# Openbox enz?

## SysMan

Halllo,

Ik heb als n00b Gentoo geïnstalleerd, na het lezen van het vrij recente artikel in Linux Magazine.

Nu ik het systeem, na wat vallen en opstaan, redelijk heb lopen in tekstmodus, wil ik verdergaan en

een desktop installeren.

In het artikel beschrijven ze de installatie van een lichtgewichte oplossing adh van Openbox en SLiM.
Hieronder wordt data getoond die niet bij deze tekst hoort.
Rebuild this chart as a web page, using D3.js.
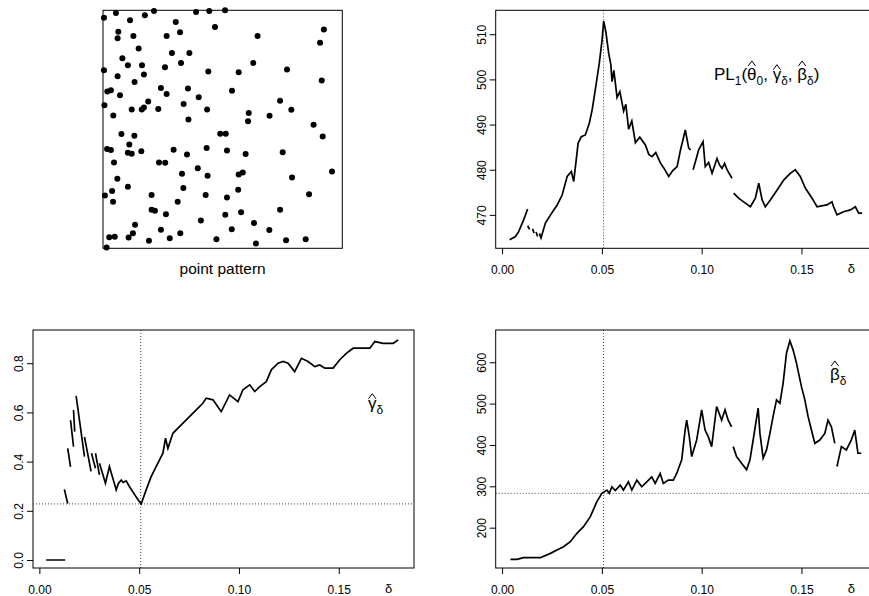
<!DOCTYPE html>
<html>
<head>
<meta charset="utf-8">
<title>profile pseudo-likelihood in delta</title>
<script src="https://cdn.jsdelivr.net/npm/d3@7"></script>
<style>
body { margin: 0; background: #fff; }
text { font-family: "Liberation Sans", Arial, Helvetica, sans-serif; fill: #000; }
</style>
</head>
<body>
<script>
// point pattern, unit square
var ppX = [0.004,0.054,0.175,0.213,0.389,0.444,0.510,0.113,0.304,0.468,0.064,0.061,0.127,0.266,0.322,0.646,0.923,0.907,0.149,0.288,0.361,0.081,0.104,0.163,0.326,0.259,0.628,0.004,0.171,0.061,0.440,0.567,0.769,0.914,0.132,0.018,0.033,0.242,0.355,0.266,0.071,0.539,0.400,0.189,0.740,0.006,0.337,0.120,0.162,0.171,0.231,0.435,0.787,0.043,0.609,0.696,0.357,0.606,0.880,0.077,0.131,0.490,0.513,0.918,0.017,0.033,0.110,0.104,0.120,0.160,0.295,0.351,0.433,0.518,0.596,0.751,0.046,0.234,0.260,0.396,0.330,0.437,0.567,0.584,0.957,0.060,0.790,0.104,0.336,0.565,0.008,0.038,0.042,0.203,0.429,0.518,0.861,0.312,0.203,0.217,0.263,0.511,0.577,0.740,0.409,0.134,0.631,0.125,0.242,0.323,0.538,0.695,0.026,0.049,0.107,0.192,0.279,0.474,0.639,0.765,0.847,0.015];
var ppY = [0.969,0.989,0.979,0.997,0.993,0.997,1.000,0.958,0.951,0.930,0.910,0.883,0.892,0.892,0.908,0.892,0.919,0.864,0.839,0.821,0.821,0.799,0.769,0.769,0.779,0.761,0.779,0.748,0.730,0.723,0.743,0.740,0.751,0.705,0.699,0.659,0.664,0.674,0.671,0.648,0.643,0.662,0.635,0.617,0.620,0.601,0.606,0.583,0.583,0.592,0.585,0.583,0.582,0.558,0.568,0.557,0.541,0.534,0.519,0.480,0.473,0.481,0.481,0.470,0.417,0.413,0.436,0.401,0.397,0.408,0.414,0.394,0.421,0.411,0.396,0.404,0.361,0.361,0.359,0.336,0.313,0.305,0.310,0.319,0.323,0.292,0.297,0.259,0.253,0.246,0.222,0.241,0.196,0.224,0.224,0.213,0.227,0.196,0.162,0.158,0.143,0.141,0.151,0.162,0.117,0.099,0.106,0.063,0.078,0.063,0.080,0.077,0.046,0.049,0.045,0.032,0.042,0.038,0.020,0.034,0.038,0.003];

// [delta, value]; null = gap in the curve
var plCurve = [
  [0.0038,464.5],[0.0067,465.2],[0.0083,466.3],[0.0108,468.9],[0.0128,471.3], null,
  [0.0128,467.6],[0.0138,466.8], null,
  [0.0153,466.9],[0.0160,466.0], null,
  [0.0170,466.2],[0.0178,465.2], null,
  [0.0187,465.9],[0.0195,464.9],[0.0217,468.2],[0.0233,469.3],[0.0259,471.1],[0.0276,472.2],
  [0.0301,474.4],[0.0326,478.5],[0.0347,479.6],[0.0359,477.4],[0.0381,485.9],[0.0397,487.3],
  [0.0417,487.7],[0.0437,490.3],[0.0451,493.2],[0.0467,497.7],[0.0487,503.6],[0.0501,508.7],
  [0.0509,512.9],[0.0520,510.5],[0.0534,505.8],[0.0545,503.2],[0.0551,499.5],[0.0560,502.0],
  [0.0576,496.0],[0.0590,497.3],[0.0609,493.0],[0.0620,494.5],[0.0634,489.0],[0.0650,490.8],
  [0.0668,486.0],[0.0690,487.2],[0.0718,485.5],[0.0735,483.4],[0.0751,482.9],[0.0770,483.8],
  [0.0793,481.5],[0.0810,480.4],[0.0835,478.5],[0.0855,479.8],[0.0877,480.7],[0.0895,484.6],
  [0.0910,487.3],[0.0918,488.8],[0.0935,484.8],[0.0945,484.4], null,
  [0.0957,480.0],[0.0970,482.0],[0.0985,484.4],[0.1007,486.2],[0.1018,480.7],[0.1035,481.6],
  [0.1052,479.2],[0.1077,482.5],[0.1090,481.0],[0.1102,480.3],[0.1115,481.4],[0.1127,480.0],
  [0.1152,478.1], null,
  [0.1160,474.8],[0.1185,473.7],[0.1200,473.2],[0.1219,472.6],[0.1244,471.8],[0.1269,473.7],
  [0.1286,477.0],[0.1303,473.3],[0.1319,471.8],[0.1344,473.3],[0.1378,475.5],[0.1411,477.7],
  [0.1444,479.2],[0.1469,480.0],[0.1494,478.5],[0.1520,475.9],[0.1553,473.7],[0.1578,471.8],
  [0.1600,472.0],[0.1628,472.2],[0.1653,472.9],[0.1661,471.8],[0.1678,470.0],[0.1711,470.7],
  [0.1745,471.1],[0.1770,471.8],[0.1787,470.4],[0.1804,470.4]
];

var gammaCurve = [
  [0.0034,0.000],[0.0129,0.000], null,
  [0.0125,0.287],[0.0142,0.230], null,
  [0.0142,0.454],[0.0156,0.379], null,
  [0.0156,0.569],[0.0171,0.461], null,
  [0.0171,0.610],[0.0177,0.522], null,
  [0.0184,0.667],[0.0226,0.420], null,
  [0.0226,0.500],[0.0259,0.360], null,
  [0.0261,0.434],[0.0281,0.373], null,
  [0.0281,0.434],[0.0301,0.346], null,
  [0.0301,0.393],[0.0331,0.312],[0.0351,0.380],[0.0385,0.285],[0.0395,0.310],[0.0410,0.325],
  [0.0420,0.315],[0.0435,0.322],[0.0450,0.300],[0.0470,0.275],[0.0490,0.250],[0.0510,0.228],
  [0.0535,0.285],[0.0560,0.339],[0.0585,0.380],[0.0619,0.434],[0.0632,0.495],[0.0644,0.454],
  [0.0669,0.515],[0.0702,0.542],[0.0736,0.570],[0.0761,0.590],[0.0786,0.610],[0.0819,0.637],
  [0.0836,0.658],[0.0870,0.651],[0.0911,0.603],[0.0953,0.671],[0.0995,0.644],[0.1020,0.692],
  [0.1054,0.712],[0.1079,0.685],[0.1104,0.705],[0.1137,0.725],[0.1162,0.773],[0.1196,0.800],
  [0.1221,0.807],[0.1246,0.800],[0.1279,0.766],[0.1313,0.820],[0.1346,0.807],[0.1380,0.786],
  [0.1405,0.793],[0.1430,0.780],[0.1472,0.780],[0.1505,0.814],[0.1538,0.840],[0.1572,0.861],
  [0.1605,0.861],[0.1656,0.861],[0.1681,0.888],[0.1722,0.881],[0.1773,0.881],[0.1798,0.895]
];

var betaCurve = [
  [0.0042,123.4],[0.0075,123.4],[0.0108,127.4],[0.0192,127.4],[0.0242,137.9],[0.0275,146.0],
  [0.0308,154.0],[0.0342,166.1],[0.0375,186.3],[0.0408,202.4],[0.0442,226.6],[0.0475,262.9],
  [0.0500,283.1],[0.0525,291],[0.0537,283],[0.0550,299],[0.0567,290],[0.0592,303],[0.0608,291],
  [0.0633,311],[0.0650,291],[0.0675,315],[0.0700,299],[0.0725,311],[0.0750,323],[0.0767,307],
  [0.0792,331],[0.0808,307],[0.0833,315],[0.0858,315],[0.0875,331],[0.0900,364],[0.0917,436],
  [0.0925,460],[0.0938,420],[0.0950,372],[0.0975,412],[0.1000,485],[0.1017,436],[0.1033,420],
  [0.1050,396],[0.1075,493],[0.1100,460],[0.1117,485],[0.1133,460],[0.1150,444], null,
  [0.1158,396],[0.1175,372],[0.1200,356],[0.1225,340],[0.1242,364],[0.1258,412],[0.1283,489],
  [0.1292,428],[0.1308,368],[0.1325,388],[0.1342,428],[0.1358,469],[0.1375,509],[0.1392,501],
  [0.1408,549],[0.1425,622],[0.1442,652],[0.1458,630],[0.1475,598],[0.1500,541],[0.1517,509],
  [0.1533,469],[0.1550,436],[0.1567,404],[0.1592,412],[0.1617,428],[0.1633,460],[0.1650,444],
  [0.1667,404], null,
  [0.1678,348],[0.1700,396],[0.1725,388],[0.1750,412],[0.1767,436],[0.1783,380],[0.1800,380]
];

var xTicks = [0, 0.05, 0.10, 0.15];
var plTicks = [470, 480, 490, 500, 510];
var gammaTicks = [0, 0.2, 0.4, 0.6, 0.8];
var betaTicks = [200, 300, 400, 500, 600];
var deltaHat = 0.0508;   // selected delta (dotted vertical)
var gammaAtHat = 0.228;
var betaAtHat = 283;

var width = 869, height = 596;
var svg = d3.select('body').append('svg').attr('width', width).attr('height', height);
var serif = '"Liberation Serif", "DejaVu Serif", serif';

// ---- point pattern ----
var ppBox = { x0: 103, x1: 342.3, y0: 10.3, y1: 248.3 };
var px = d3.scaleLinear().domain([0, 1]).range([ppBox.x0, ppBox.x1]);
var py = d3.scaleLinear().domain([0, 1]).range([ppBox.y1, ppBox.y0]);
svg.append('rect').attr('x', ppBox.x0).attr('y', ppBox.y0)
  .attr('width', ppBox.x1 - ppBox.x0).attr('height', ppBox.y1 - ppBox.y0)
  .attr('fill', 'none').attr('stroke', '#000').attr('stroke-width', 1);
svg.append('g').selectAll('circle').data(ppX).enter().append('circle')
  .attr('cx', function(d) { return px(d); })
  .attr('cy', function(d, i) { return py(ppY[i]); })
  .attr('r', 3).attr('fill', '#000');
svg.append('text').attr('x', (ppBox.x0 + ppBox.x1) / 2).attr('y', 274)
  .attr('text-anchor', 'middle').attr('font-size', 15.5).text('point pattern');

// ---- generic panel ----
function panel(box, yDomain, yTicks, yFmt, curve, refY) {
  var x = d3.scaleLinear().domain([-0.0032, 0.1877]).range([box.x0, box.x1]);
  var y = d3.scaleLinear().domain(yDomain).range([box.y1, box.y0]);
  var g = svg.append('g');

  var xAxis = d3.axisBottom(x).tickValues(xTicks).tickFormat(d3.format('.2f'))
    .tickSize(6).tickSizeOuter(0).tickPadding(11);
  var gx = g.append('g').attr('transform', 'translate(0,' + box.y1 + ')').call(xAxis);
  gx.select('.domain').remove();
  gx.selectAll('text').attr('font-size', 12).attr('font-family', null);

  var yAxis = d3.axisLeft(y).tickValues(yTicks).tickFormat(yFmt).tickSize(6).tickSizeOuter(0);
  var gy = g.append('g').attr('transform', 'translate(' + box.x0 + ',0)').call(yAxis);
  gy.select('.domain').remove();
  gy.selectAll('text').attr('x', null).attr('dy', null).attr('font-size', 12).attr('font-family', null)
    .attr('text-anchor', 'middle').attr('transform', 'translate(-10,0) rotate(-90)');

  g.append('text').attr('x', x(0.175)).attr('y', box.y1 + 25).attr('text-anchor', 'middle')
    .attr('font-size', 13).attr('font-family', serif).text('\u03b4');

  // dotted reference lines
  g.append('line').attr('x1', x(deltaHat)).attr('x2', x(deltaHat)).attr('y1', box.y0).attr('y2', box.y1)
    .attr('stroke', '#444').attr('stroke-width', 1).attr('stroke-dasharray', '1,2');
  if (refY !== null) {
    g.append('line').attr('x1', box.x0).attr('x2', box.x1).attr('y1', y(refY)).attr('y2', y(refY))
      .attr('stroke', '#444').attr('stroke-width', 1).attr('stroke-dasharray', '1,2');
  }

  var line = d3.line().defined(function(d) { return d !== null; })
    .x(function(d) { return x(d[0]); }).y(function(d) { return y(d[1]); });
  g.append('path').attr('d', line(curve)).attr('fill', 'none')
    .attr('stroke', '#000').attr('stroke-width', 1.7).attr('stroke-linejoin', 'miter');

  g.append('rect').attr('x', box.x0).attr('y', box.y0)
    .attr('width', box.x1 - box.x0).attr('height', box.y1 - box.y0)
    .attr('fill', 'none').attr('stroke', '#000').attr('stroke-width', 1);
  return g;
}

// math-ish label: parts drawn one after another, hats drawn as chevrons
function mathLabel(x0, y0, size, parts) {
  var g = svg.append('g');
  var cx = x0;
  parts.forEach(function(p) {
    var fs = p.sub ? size * 0.7 : size;
    var t = g.append('text').attr('x', cx).attr('y', y0 + (p.sub ? size * 0.28 : 0))
      .attr('font-size', fs).style('white-space', 'pre').text(p.t);
    if (p.greek) t.attr('font-family', serif);
    var w = t.node().getComputedTextLength();
    if (p.hat) {
      var mid = cx + w / 2;
      var top = y0 - size * (p.hat === 'low' ? 0.6 : 0.82);
      g.append('path')
        .attr('d', 'M' + (mid - size * 0.22) + ',' + top + 'L' + mid + ',' + (top - size * 0.3) + 'L' + (mid + size * 0.22) + ',' + top)
        .attr('fill', 'none').attr('stroke', '#000').attr('stroke-width', 1);
    }
    cx += w;
  });
}

var rightX0 = 495.7, rightX1 = 876.7, leftX0 = 33, leftX1 = 414;
var topY0 = 10.3, topY1 = 248.3, botY0 = 330, botY1 = 568;

panel({ x0: rightX0, x1: rightX1, y0: topY0, y1: topY1 }, [462.6, 515.3], plTicks, d3.format('d'), plCurve, null);
panel({ x0: leftX0, x1: leftX1, y0: botY0, y1: botY1 }, [-0.0325, 0.935], gammaTicks, d3.format('.1f'), gammaCurve, gammaAtHat);
panel({ x0: rightX0, x1: rightX1, y0: botY0, y1: botY1 }, [102.5, 678], betaTicks, d3.format('d'), betaCurve, betaAtHat);

mathLabel(714, 80, 17, [
  { t: 'PL' }, { t: '1', sub: true }, { t: '(' },
  { t: '\u03b8', greek: true, hat: 'high' }, { t: '0', sub: true }, { t: ',\u00a0' },
  { t: '\u03b3', greek: true, hat: 'low' }, { t: '\u03b4', greek: true, sub: true }, { t: ',\u00a0' },
  { t: '\u03b2', greek: true, hat: 'high' }, { t: '\u03b4', greek: true, sub: true }, { t: ')' }
]);
mathLabel(368, 409, 17, [
  { t: '\u03b3', greek: true, hat: 'low' }, { t: '\u03b4', greek: true, sub: true }
]);
mathLabel(830, 380, 17, [
  { t: '\u03b2', greek: true, hat: 'high' }, { t: '\u03b4', greek: true, sub: true }
]);
</script>
</body>
</html>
Wat vinden jullie hiervan? Heeft iemand deze benadering al gevolgd? Kent iemand überhaupt deze 

desktop en zou die dan a.u.b. kunnen zeggen hoe die bevalt?

______

M.v.g.

SysMan

----------

## Molniya

Ik gebruik LXDE dat gebruik maakt van OpenBox. Het is een lichtgewicht Desktop Environment en geeft me wat basis desktop programma's die op elkaar zijn afgestemd. In plaats van alleen een window manager. Zie Gentoo guide hier: http://www.gentoo.org/doc/en/lxde-howto.xml

Ik ben er tevreden mee. Een vlotte DE, weinig geheugengebruik en weinig configuratie nodig. Het is gebaseerd op de GTK-toolkit.

Voor OpenBox zelf is er ook een guide http://www.gentoo.org/doc/en/openbox.xml

----------

## Jzomer

Hey,

Openbox is relatief licht, het kan erg comfortabel zijn.
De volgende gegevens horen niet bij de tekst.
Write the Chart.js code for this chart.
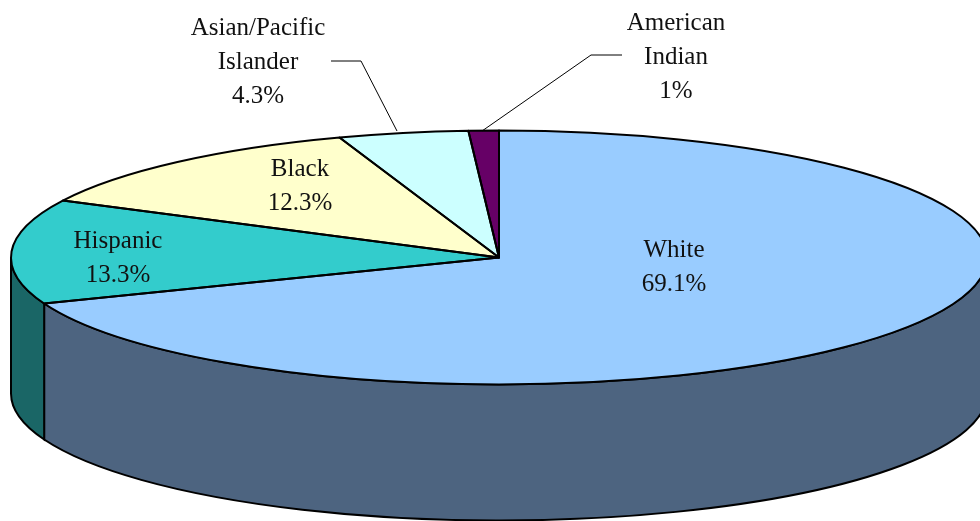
<!DOCTYPE html>
<html>
<head>
<meta charset="utf-8">
<title>Population share by race</title>
<script src="https://cdn.jsdelivr.net/npm/chart.js@4"></script>
<style>
    html, body { margin: 0; padding: 0; background: #ffffff; overflow: hidden; }
    #wrap { width: 980px; height: 521px; }
</style>
</head>
<body>
<div id="wrap"><canvas id="pie"></canvas></div>
<script>
const categories = ["White", "Hispanic", "Black", "Asian/Pacific Islander", "American Indian"];
const shares = [69.1, 13.3, 12.3, 4.3, 1];
const topColors = ["#99ccff", "#33cccc", "#ffffcc", "#ccffff", "#660066"];
const sideColors = ["#4d6480", "#1a6666", "#808066", "#668080", "#330033"];

// how each category name breaks over lines in its label
const labelLines = [["White"], ["Hispanic"], ["Black"], ["Asian/Pacific", "Islander"], ["American", "Indian"]];
// centre x and first line y of each label
const labelSpots = [[674, 250], [118, 241], [300, 169], [258, 28], [676, 23]];
// leader lines for the two labels sitting outside the pie
const leaders = [
    [[331, 61], [361, 61], [397, 131]],
    [[622, 55], [591, 55], [482, 131]]
];

const radiusX = 488;
const radiusY = 127;
const depth = 136;
const squash = radiusY / radiusX;
const lineGap = 34;

// Front wall of the pie, only the part of each slice facing the viewer
function drawSides(chart) {
    const ctx = chart.ctx;
    chart.getDatasetMeta(0).data.forEach((arc, i) => {
        const from = Math.max(arc.startAngle, 0);
        const to = Math.min(arc.endAngle, Math.PI);
        if (from >= to) return;
        ctx.beginPath();
        ctx.ellipse(arc.x, arc.y, radiusX, radiusY, 0, from, to);
        ctx.ellipse(arc.x, arc.y + depth, radiusX, radiusY, 0, to, from, true);
        ctx.closePath();
        ctx.fillStyle = sideColors[i];
        ctx.fill();
        ctx.lineWidth = 2;
        ctx.strokeStyle = "#000000";
        ctx.stroke();
    });
}

// Outlines are stroked after the squash is undone so they keep an even width
function drawOutlines(chart) {
    const ctx = chart.ctx;
    ctx.lineWidth = 2;
    ctx.strokeStyle = "#000000";
    ctx.lineJoin = "round";
    chart.getDatasetMeta(0).data.forEach(arc => {
        ctx.beginPath();
        ctx.moveTo(arc.x, arc.y);
        ctx.ellipse(arc.x, arc.y, radiusX, radiusY, 0, arc.startAngle, arc.endAngle);
        ctx.closePath();
        ctx.stroke();
    });
}

function drawLeaders(ctx) {
    ctx.lineWidth = 1;
    ctx.strokeStyle = "#000000";
    leaders.forEach(points => {
        ctx.beginPath();
        points.forEach((p, i) => i ? ctx.lineTo(p[0], p[1]) : ctx.moveTo(p[0], p[1]));
        ctx.stroke();
    });
}

function drawLabels(ctx) {
    ctx.font = '25px "Liberation Serif"';
    ctx.fillStyle = "#111111";
    ctx.textAlign = "center";
    ctx.textBaseline = "middle";
    categories.forEach((name, i) => {
        const lines = labelLines[i].concat(shares[i] + "%");
        lines.forEach((line, j) => {
            ctx.fillText(line, labelSpots[i][0], labelSpots[i][1] + j * lineGap);
        });
    });
}

const tiltedPie = {
    id: "tiltedPie",
    beforeDatasetsDraw(chart) {
        const ctx = chart.ctx;
        const arc = chart.getDatasetMeta(0).data[0];
        drawSides(chart);
        ctx.save();
        ctx.translate(arc.x, arc.y);
        ctx.scale(1, squash);
        ctx.translate(-arc.x, -arc.y);
    },
    afterDatasetsDraw(chart) {
        const ctx = chart.ctx;
        ctx.restore();
        drawOutlines(chart);
        drawLeaders(ctx);
        drawLabels(ctx);
    }
};

new Chart(document.getElementById("pie"), {
    type: "pie",
    data: {
        labels: categories,
        datasets: [{
            data: shares,
            backgroundColor: topColors,
            borderWidth: 0,
            radius: radiusX,
            clip: false
        }]
    },
    options: {
        responsive: true,
        maintainAspectRatio: false,
        animation: false,
        events: [],
        layout: { padding: { left: 18, bottom: 6 } },
        plugins: {
            legend: { display: false },
            tooltip: { enabled: false }
        }
    },
    plugins: [tiltedPie]
});
</script>
</body>
</html>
Als iemand die helemaal gek is van tiling window managers raad ik je toch wel aan om ook pytyle er bij te gebruiken.

TIP: Je kunt het openbox menu openen door met je rechtermuisknop op je desktop te klikken.

Hier komt dan een lijstje te staan met programma' s waar je dan een keuze uit kan maken.

Ik zelf gebruik spectrwm als window manager en rofi als launcher.

Met vriendelijke groet,

Jordy Zomer

----------